What does this tell us about the presence of the Body, Blood, Soul, and Divinity of Christ in the Eucharist? The same Son of God who is capable of perfect self-forgetfulness for love of us in the Incarnation and his atoning death said at the Last Supper of the bread and wine, “this is my Body, this is my Blood.” At every Mass the perfect humility of Jesus allows him to enter the bread and wine which become his Body and Blood. This is the presence of Jesus himself in the Eucharist that guides all our thinking, not our own desires.
In our popular version of Cartesian philosophy, it is our pride that makes us think that we can make whatever we desire to be reality. If we want to know that the Body, Blood, Soul, and Divinity of Jesus Christ are really present in the Eucharist, we must ask him to give us his own humility. When we do that, our lives will be transformed just as the bread and wine are transubstantiated in the Mass. This gives us a completely new outlook on life. It allows us to glimpse the glory of Jesus Christ — his love, truth, and beauty — in every person, because every person is made in the image of God and has the freedom to surrender to the perfect humility of Christ and be a bearer of his glory, as St. Paul says, to be “transformed into the same image from glory to glory, as from the Lord who is the Spirit” (2 Cor 3:18).

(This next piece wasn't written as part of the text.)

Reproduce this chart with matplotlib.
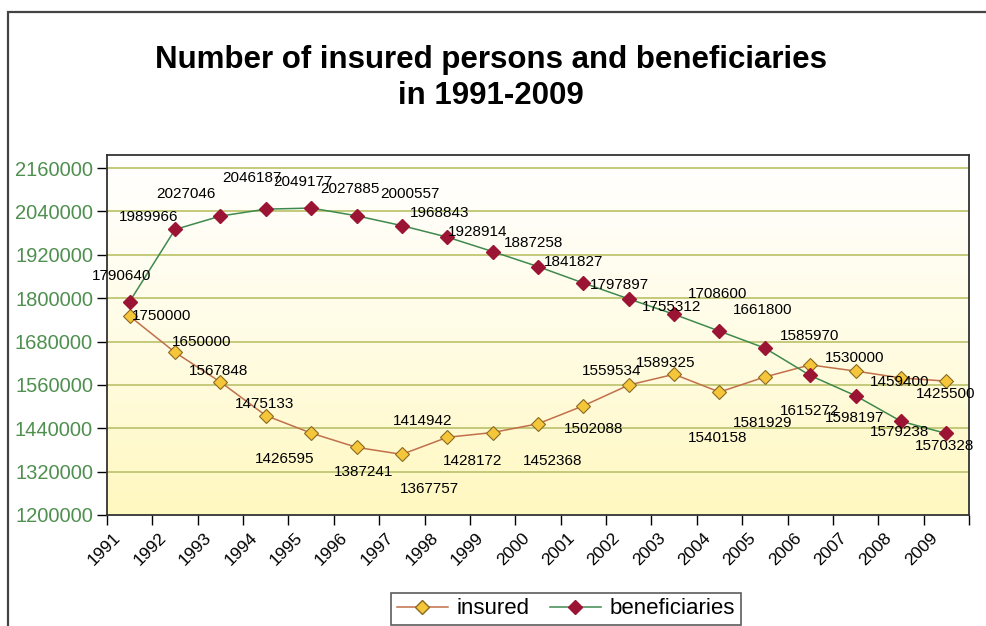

In our American history there was a great outpouring of the Holy Spirit in the 18th century in what historians call the First Great Awakening. In the early 19th century there was a Second Great Awakening. These were Protestant evangelical movements. Now is the time in America for a Third Great Awakening, one led by the Catholic Church, one that will transform American culture, as the church proclaims the real presence of Jesus Christ — his Body, Blood, Soul, and Divinity — in the Holy Eucharist.